Recensioni: “Curare il mondo con Simone Weil” di Tommaso Greco

Abbiamo un conto in sospeso con Simone Weil (1909-1943), con la sua acuta capacità di indagine, con il suo sguardo inconsueto sulle cose, con le sue parole dal significato umano illimitato, con le sue analisi lucide e lungimiranti, con la sua ricetta di curare il mondo, attraverso una lezione da cui, a ottant’anni dalla sua morte, abbiamo ancora tanto da imparare. Abbiamo un debito nei confronti della sua riflessione profonda, permeata di indicazioni pratiche, rivolta a coloro che mostrano preoccupazione per le sorti del mondo e per quanti sono collocati dal destino tra gli ultimi degli ultimi.
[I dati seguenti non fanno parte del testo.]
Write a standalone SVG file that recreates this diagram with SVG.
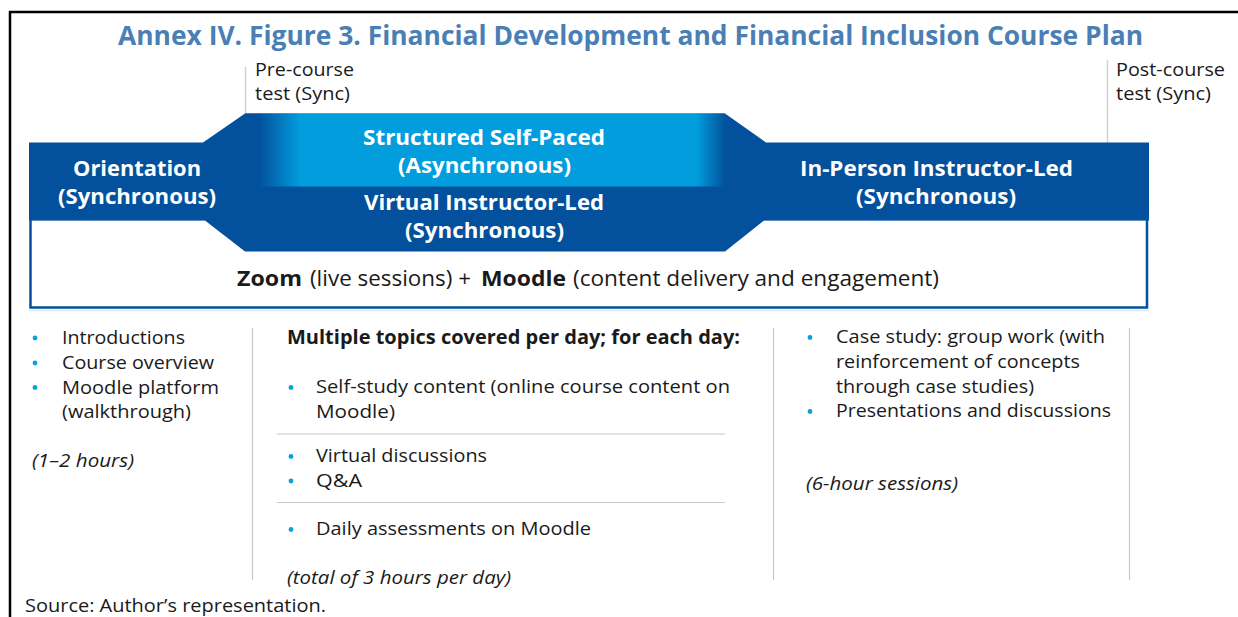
<svg xmlns="http://www.w3.org/2000/svg" width="1238" height="617" viewBox="0 0 1238 617">
<defs>
<linearGradient id="selfPaced" x1="245" y1="0" x2="725" y2="0" gradientUnits="userSpaceOnUse">
<stop offset="0" stop-color="#03519c"/>
<stop offset="0.03" stop-color="#03519c"/>
<stop offset="0.115" stop-color="#019ddd"/>
<stop offset="0.94" stop-color="#019ddd"/>
<stop offset="1" stop-color="#03519c"/>
</linearGradient>
<style>
text{font-family:"Open Sans","Noto Sans","Liberation Sans",sans-serif;}
.title{font-size:26.5px;font-weight:bold;fill:#4a7fb6;}
.band{font-size:21px;font-weight:bold;fill:#ffffff;text-anchor:middle;}
.body{font-size:18.7px;fill:#1a1a1a;}
.bold{font-weight:bold;}
.it{font-style:italic;}
.bullet{fill:#0aa0e0;}
.rule{stroke:#c8c8c8;stroke-width:1.2;fill:none;}
.mark{stroke:#d0d0d0;stroke-width:1.5;fill:none;}
</style>
</defs>
<rect x="0" y="0" width="1238" height="617" fill="#ffffff"/>
<!-- outer frame -->
<path d="M10 617 V12 H1238" fill="none" stroke="#000000" stroke-width="2.5"/>
<text class="title" x="118" y="45" textLength="1025" lengthAdjust="spacingAndGlyphs">Annex IV. Figure 3. Financial Development and Financial Inclusion Course Plan</text>

<g id="connectors">
<line class="mark" x1="245.5" y1="67" x2="245.5" y2="114"/>
<line class="mark" x1="1107.5" y1="60" x2="1107.5" y2="143"/>
</g>

<g id="pre-course">
<text class="body" x="255" y="75.5" textLength="99" lengthAdjust="spacingAndGlyphs">Pre-course</text>
<text class="body" x="255" y="100" textLength="95" lengthAdjust="spacingAndGlyphs">test (Sync)</text>
</g>
<g id="post-course">
<text class="body" x="1116" y="75.5" textLength="109" lengthAdjust="spacingAndGlyphs">Post-course</text>
<text class="body" x="1116" y="100" textLength="95" lengthAdjust="spacingAndGlyphs">test (Sync)</text>
</g>

<g id="platform">
<rect x="30.5" y="219" width="1116.5" height="88.5" fill="#ffffff" stroke="#03519c" stroke-width="2.5"/>
<line x1="29" y1="310.5" x2="1149" y2="310.5" stroke="#dce7f3" stroke-width="1.5"/>
<text class="body" x="237" y="285.5" style="font-size:21px" textLength="65" lengthAdjust="spacingAndGlyphs" font-weight="bold">Zoom</text>
<text class="body" x="310" y="285.5" style="font-size:21px" textLength="161" lengthAdjust="spacingAndGlyphs">(live sessions) +</text>
<text class="body" x="481" y="285.5" style="font-size:21px" textLength="85" lengthAdjust="spacingAndGlyphs" font-weight="bold">Moodle</text>
<text class="body" x="573" y="285.5" style="font-size:21px" textLength="366" lengthAdjust="spacingAndGlyphs">(content delivery and engagement)</text>
</g>

<g id="banner">
<path d="M29 142.5 H203 L245 113.5 H725 L766 142.5 H1149 V220.5 H764 L725 251.5 H245 L205 220.5 H29 Z" fill="#03519c"/>
<rect x="245" y="113.5" width="480" height="73" fill="url(#selfPaced)"/>
</g>

<g id="orientation">
<text class="band" x="137" y="175.5" textLength="128" lengthAdjust="spacingAndGlyphs">Orientation</text>
<text class="band" x="137" y="203.5" textLength="158" lengthAdjust="spacingAndGlyphs">(Synchronous)</text>
</g>
<g id="self-paced">
<text class="band" x="484" y="145" textLength="242" lengthAdjust="spacingAndGlyphs">Structured Self-Paced</text>
<text class="band" x="484.5" y="173" textLength="173" lengthAdjust="spacingAndGlyphs">(Asynchronous)</text>
</g>
<g id="virtual">
<text class="band" x="484" y="209.5" textLength="240" lengthAdjust="spacingAndGlyphs">Virtual Instructor-Led</text>
<text class="band" x="484.5" y="237.5" textLength="159" lengthAdjust="spacingAndGlyphs">(Synchronous)</text>
</g>
<g id="in-person">
<text class="band" x="936.5" y="175.5" textLength="273" lengthAdjust="spacingAndGlyphs">In-Person Instructor-Led</text>
<text class="band" x="936" y="203.5" textLength="160" lengthAdjust="spacingAndGlyphs">(Synchronous)</text>
</g>

<g id="dividers">
<line class="rule" x1="252.5" y1="328" x2="252.5" y2="580"/>
<line class="rule" x1="773.5" y1="328" x2="773.5" y2="580"/>
<line class="rule" x1="1129.5" y1="328" x2="1129.5" y2="580"/>
</g>

<g id="orientation-details">
<circle class="bullet" cx="35" cy="338" r="2.4"/>
<circle class="bullet" cx="35" cy="363" r="2.4"/>
<circle class="bullet" cx="35" cy="387.5" r="2.4"/>
<text class="body" x="62" y="344" textLength="123" lengthAdjust="spacingAndGlyphs">Introductions</text>
<text class="body" x="62" y="369" textLength="152" lengthAdjust="spacingAndGlyphs">Course overview</text>
<text class="body" x="62" y="393.5" textLength="157" lengthAdjust="spacingAndGlyphs">Moodle platform</text>
<text class="body" x="62" y="418" textLength="129" lengthAdjust="spacingAndGlyphs">(walkthrough)</text>
<text class="body it" x="32" y="467" textLength="102" lengthAdjust="spacingAndGlyphs">(1–2 hours)</text>
</g>

<g id="virtual-details">
<text class="body bold" x="287" y="343.5" textLength="453" lengthAdjust="spacingAndGlyphs">Multiple topics covered per day; for each day:</text>
<circle class="bullet" cx="291" cy="387.5" r="2.4"/>
<text class="body" x="316" y="393" textLength="414" lengthAdjust="spacingAndGlyphs">Self-study content (online course content on</text>
<text class="body" x="316" y="417.5" textLength="79" lengthAdjust="spacingAndGlyphs">Moodle)</text>
<line class="rule" x1="277" y1="434" x2="725" y2="434"/>
<circle class="bullet" cx="291" cy="456.5" r="2.4"/>
<circle class="bullet" cx="291" cy="481" r="2.4"/>
<text class="body" x="316" y="462" textLength="171" lengthAdjust="spacingAndGlyphs">Virtual discussions</text>
<text class="body" x="316" y="486.5" textLength="46" lengthAdjust="spacingAndGlyphs">Q&amp;A</text>
<line class="rule" x1="277" y1="502.5" x2="725" y2="502.5"/>
<circle class="bullet" cx="291" cy="529.5" r="2.4"/>
<text class="body" x="316" y="535" textLength="275" lengthAdjust="spacingAndGlyphs">Daily assessments on Moodle</text>
<text class="body it" x="287" y="583.5" textLength="224" lengthAdjust="spacingAndGlyphs">(total of 3 hours per day)</text>
</g>

<g id="in-person-details">
<circle class="bullet" cx="810" cy="337.5" r="2.4"/>
<text class="body" x="836" y="343" textLength="269" lengthAdjust="spacingAndGlyphs">Case study: group work (with</text>
<text class="body" x="836" y="368" textLength="244" lengthAdjust="spacingAndGlyphs">reinforcement of concepts</text>
<text class="body" x="836" y="392.5" textLength="198" lengthAdjust="spacingAndGlyphs">through case studies)</text>
<circle class="bullet" cx="810" cy="411.5" r="2.4"/>
<text class="body" x="836" y="417" textLength="275" lengthAdjust="spacingAndGlyphs">Presentations and discussions</text>
<text class="body it" x="806" y="490" textLength="152" lengthAdjust="spacingAndGlyphs">(6-hour sessions)</text>
</g>

<text class="body" x="25" y="612" textLength="301" lengthAdjust="spacingAndGlyphs">Source: Author’s representation.</text>
</svg>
Attraverso le pagine di Curare il mondo con Simon Weil (Editori Laterza), Tommaso Greco, professore ordinario di Filosofia del diritto nel Dipartimento di Giurisprudenza dell’Università di Pisa, ci invita a confrontarci con l’attualità del pensiero di una donna che, nella prima metà del Novecento, ha percorso sentieri nuovi o poco battuti, pronta a scardinare una giustizia che, pur essendo fatta dagli uomini e per gli uomini, è divenuta incapace di essere umana, appunto.

È la proposta di una giustizia che va oltre, che guarda alla vita, prima che alla regola, e non in spregio al senso della norma, ma perché nella quotidianità c’è spesso qualcosa che alle regole sfugge. Essa non fa dormire sonni tranquilli e ci interroga incessantemente. Cura e giustizia si sostengono a vicenda e si compenetrano: l’esercizio della prima costituisce l’essenza della seconda e la discesa dell’io è condizione dell’ascesa del tu.

Curare il mondo con Simon Weil è una bussola per orientare il lettore tra le mutevoli vicende della drammatica storia del mondo e le alterne fasi dell’esistenza di Simone Weil. È un invito a leggere gli scritti della giovane filosofa francese, per cogliere una straordinaria testimonianza umana, dalla quale sgorgano motivi sconfinati di comprensione e di conoscenza di ogni essere umano. È uno studio necessario per una riflessione profonda e accurata su temi fondamentali per il diritto e la giustizia, fornendo anche indicazioni pratiche e attuative, perché nessun ordinamento statale può mai sostituire l’azione e gli effetti della cura o rendere superfluo lo sguardo dell’attenzione nei confronti di chi si trovi a essere giudicato.

Abbiamo sì una sorta di conto in sospeso con Simone Weil perché, se la sua pronta capacità di indagine ha ricevuto molta attenzione sul piano teorico e filosofico, nulla di fatto essa ha provocato su quello pratico e politico. Questo saggio è un viaggio nella vita, negli studi e nel pensiero, a volte mutevole, della filosofa. È una presa di coscienza sulla responsabilità del singolo e della comunità nei confronti degli ultimi; è l’indicazione di una via senza compromessi per una società civile che rifugga la forza come mezzo di affermazione. Abbiamo un debito nei confronti di questa donna, dei suoi occhi caparbi, capaci di cambiare prospettiva, di guardare oltre nell’altro, di sovvertire canoni sanciti dal tempo e dalla tradizione, anche iconografica. Ai simboli tramandati e ai loro significati consolidati ne sostituisce altri, che corrispondono a punti fondamentali del suo credo etico-religioso.

Se le immagini di cui è ricca l’iconografia ufficiale rimandano alla imparzialità, all’equilibrio e alla forza, i simboli da lei scelti ci riportano all’attenzione, alla decreazione e alla debolezza. E così la Giustizia si toglie la benda, abbandona la bilancia e la spada e indossa i panni del Buon Samaritano, perché non può essere giusta una giustizia che non vede la sventura e non sa ascoltare il grido disperato di chi si trova nel bisogno. “Giusta” è la decisione che si fonda su una conoscenza che penetra la superficie delle cose; che si occupa del particolare, al di là e oltre le aule di un tribunale, nell’immediatezza, nella quotidianità, nel nostro essere ed esistere qui ed ora. Essa non si realizza per il tramite di una norma, ma attraverso gesti concreti.

“Essere giusti vuol dire essenzialmente questo: spogliarsi di ogni potere, rinunciare alla possibilità di esercitare la forza che possediamo.”

E allora forse è necessario far della cura una scelta e della fragilità una virtù. Al di sopra di tutto e di tutti ci sia però la mitezza che, come Norberto Bobbio insegna: “È una disposizione d’animo che rifulge solo alla presenza dell’altro. Il mite è l’uomo di cui l’altro ha bisogno per vincere il male dentro di sé”.